A glass aerobridge led us down onto the ‘apron’ (the tarmac section below the terminal, usually busy with luggage trucks and people in high-vis vests), where we look out onto the 3.7-kilometre runway and to the digital control centre (a super high-tech alternative to huge airport control towers, more on that here).
The international arrivals experience has been carefully considered, with the team citing a mission to ensure that the experience instantly grounds travellers with a sense of place. By locating the main 10 million passenger capacity terminal in the centre of the development, the team is promising that taxi times (from the runway to the terminal) will take no more than five minutes, and aerobridges will bring you straight into a glass-fronted room with the airport’s most impressive views.

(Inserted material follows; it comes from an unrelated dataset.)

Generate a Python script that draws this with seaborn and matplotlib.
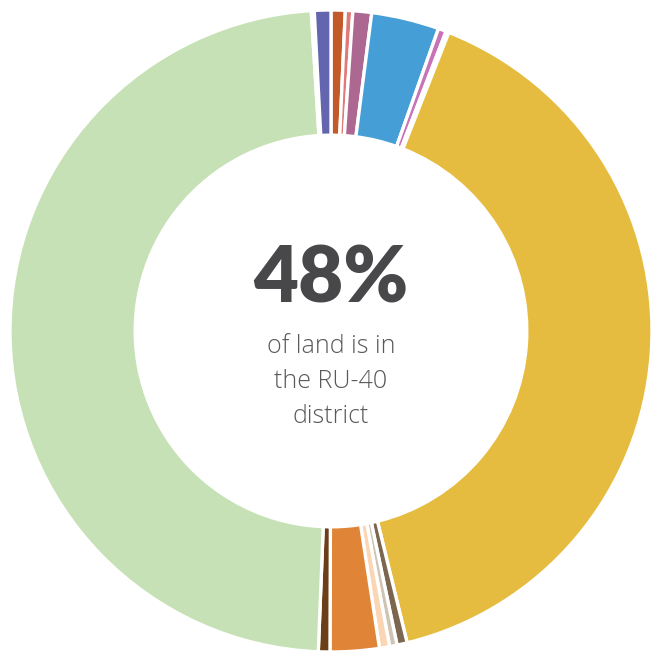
import matplotlib
matplotlib.use("Agg")
import matplotlib.pyplot as plt
import seaborn as sns

# Share of land by zoning district, clockwise from 12 o'clock (percent)
districts = [
    "C-1", "C-2", "C-3", "RM", "R-MH", "gap-a", "RU-10",
    "I-1", "I-2", "O-1", "R-20", "PUD", "RU-40", "gap-b", "R-10",
]
shares = [
    0.71, 0.375, 0.94, 3.40, 0.40, 0.15, 40.13,
    0.51, 0.375, 0.51, 2.46, 0.58, 48.30, 0.15, 0.83,
]
colors = [
    "#c25a2a", "#e07a78", "#ad6891", "#459fd6", "#c872b8", "#ffffff", "#e6bc40",
    "#7c6650", "#cfc4b4", "#fbd6b5", "#e08537", "#6c3e18", "#c5e1b5", "#ffffff", "#6365ae",
]
headline_district = "RU-40"

sns.set_theme(style="white")
plt.rcParams["font.family"] = ["Lato", "DejaVu Sans"]

W, H = 671, 651
fig = plt.figure(figsize=(W / 100, H / 100), dpi=100)
cx, cy, R = 331.0, 331.0, 321.0
ax = fig.add_axes([(cx - R) / W, (H - cy - R) / H, 2 * R / W, 2 * R / H])

ax.pie(
    shares,
    colors=colors,
    startangle=90,
    counterclock=False,
    radius=1.0,
    wedgeprops=dict(width=0.39, edgecolor="white", linewidth=2.4),
)
ax.set_xlim(-1, 1)
ax.set_ylim(-1, 1)
ax.set_aspect("auto")
ax.axis("off")

total = sum(shares)
pct = round(shares[districts.index(headline_district)] / total * 100)

ax.text(0, 0.16, f"{pct}%", ha="center", va="center", fontsize=56,
        fontweight="heavy", color="#48484a")
ax.text(0, -0.008, f"of land is in\nthe {headline_district}\ndistrict",
        ha="center", va="top", fontsize=18, fontweight="light",
        color="#595959", linespacing=1.53, family=["Open Sans", "DejaVu Sans"])

fig.savefig("out.png", dpi=100, facecolor="white")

The bones of the building are beautiful enough, but the interior touches keep carrying the torch – with chocolate brown and mossy green chairs (sourced from a Gosford-based company) carefully arranged to make the space feel comfortingly spacious. According to the team, the entire terminal has been designed to the specs of a Business Class lounge – and from my reclined position on a chic leather seat overlooking the runway, that claim checks out.
While it’s not fully complete (the restaurants and shops that will eventually keep us in Bloody Marys and burgers are yet to be installed), the space itself is pretty much ready to go, and from what we can see so far, it’s going to be a gloriously Sydney place to fly from.